Before final approval, prepare the hose manufacturer and series, hose ID or dash size, fitting style and orientation, male or female connection, thread diameter, pitch or TPI, parallel or tapered form, seat angle, sealing method, existing part number, and clear photos of the complete fitting, thread, and sealing face. Add material and finish requirements, operating fluid, pressure, temperature, environment, available crimp equipment, and the applicable crimp specification.

Frequently Asked Questions

Should every branch stock the same one-piece fittings?

No. Standardize part numbers, descriptions, compatibility records, and labeling, but set the assortment and quantity from local equipment, customer demand, transfer time, and service expectations. Slow variants can be pooled centrally when transfer time remains acceptable.

Are one-piece fittings always easier to inventory than two-piece fittings?

Not in every operation. Their preassembled stem-and-ferrule format can reduce separate-component picking decisions, but a you may still need many thread, size, orientation, material, and hose-series combinations. The better system is the one supported by verified assembly data and disciplined inventory records.

How often should fast-moving classifications be reviewed?

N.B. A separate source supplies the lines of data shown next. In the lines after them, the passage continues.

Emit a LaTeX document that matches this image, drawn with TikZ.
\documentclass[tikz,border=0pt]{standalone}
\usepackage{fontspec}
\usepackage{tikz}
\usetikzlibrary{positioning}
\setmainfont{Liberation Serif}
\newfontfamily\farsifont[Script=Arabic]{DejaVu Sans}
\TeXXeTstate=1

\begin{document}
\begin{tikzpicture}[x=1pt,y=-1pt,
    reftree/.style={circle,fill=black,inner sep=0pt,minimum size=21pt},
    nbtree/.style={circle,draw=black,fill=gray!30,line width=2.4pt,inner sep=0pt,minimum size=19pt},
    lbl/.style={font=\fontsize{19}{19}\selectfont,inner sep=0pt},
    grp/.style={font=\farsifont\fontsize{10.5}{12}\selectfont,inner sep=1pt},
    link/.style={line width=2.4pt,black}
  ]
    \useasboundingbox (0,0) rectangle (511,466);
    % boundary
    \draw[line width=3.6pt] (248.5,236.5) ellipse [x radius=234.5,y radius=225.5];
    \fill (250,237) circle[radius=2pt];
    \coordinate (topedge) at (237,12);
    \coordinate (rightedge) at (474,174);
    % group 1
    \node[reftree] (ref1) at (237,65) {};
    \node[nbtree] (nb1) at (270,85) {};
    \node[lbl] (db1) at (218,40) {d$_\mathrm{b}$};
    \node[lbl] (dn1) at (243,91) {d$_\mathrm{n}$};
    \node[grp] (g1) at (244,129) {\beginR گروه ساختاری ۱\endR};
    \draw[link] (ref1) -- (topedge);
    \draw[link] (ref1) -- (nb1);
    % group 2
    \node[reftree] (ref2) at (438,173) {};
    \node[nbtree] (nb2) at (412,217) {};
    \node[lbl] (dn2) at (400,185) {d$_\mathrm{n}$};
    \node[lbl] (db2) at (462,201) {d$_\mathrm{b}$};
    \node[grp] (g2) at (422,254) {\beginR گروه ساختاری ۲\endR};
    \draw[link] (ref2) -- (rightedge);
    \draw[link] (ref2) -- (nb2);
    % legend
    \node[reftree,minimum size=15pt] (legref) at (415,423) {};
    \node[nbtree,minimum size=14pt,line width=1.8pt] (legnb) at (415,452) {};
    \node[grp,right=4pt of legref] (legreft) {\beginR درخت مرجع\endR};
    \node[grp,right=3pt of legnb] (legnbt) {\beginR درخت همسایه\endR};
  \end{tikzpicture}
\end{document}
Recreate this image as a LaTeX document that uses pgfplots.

Review them often enough to detect changes before persistent shortages or excess develop. The appropriate interval depends on sales volume, seasonality, lead time, and market volatility. Seasonal businesses should review before the demand window rather than relying only on an annual count.

Can a supplier cross-reference replace technical identification?

No. A cross-reference is a starting point for comparison, not proof of interchangeability. Confirm thread, seat, seal, dimensions, hose compatibility, material, finish, operating conditions, and applicable crimp data before stocking or assembling the alternative.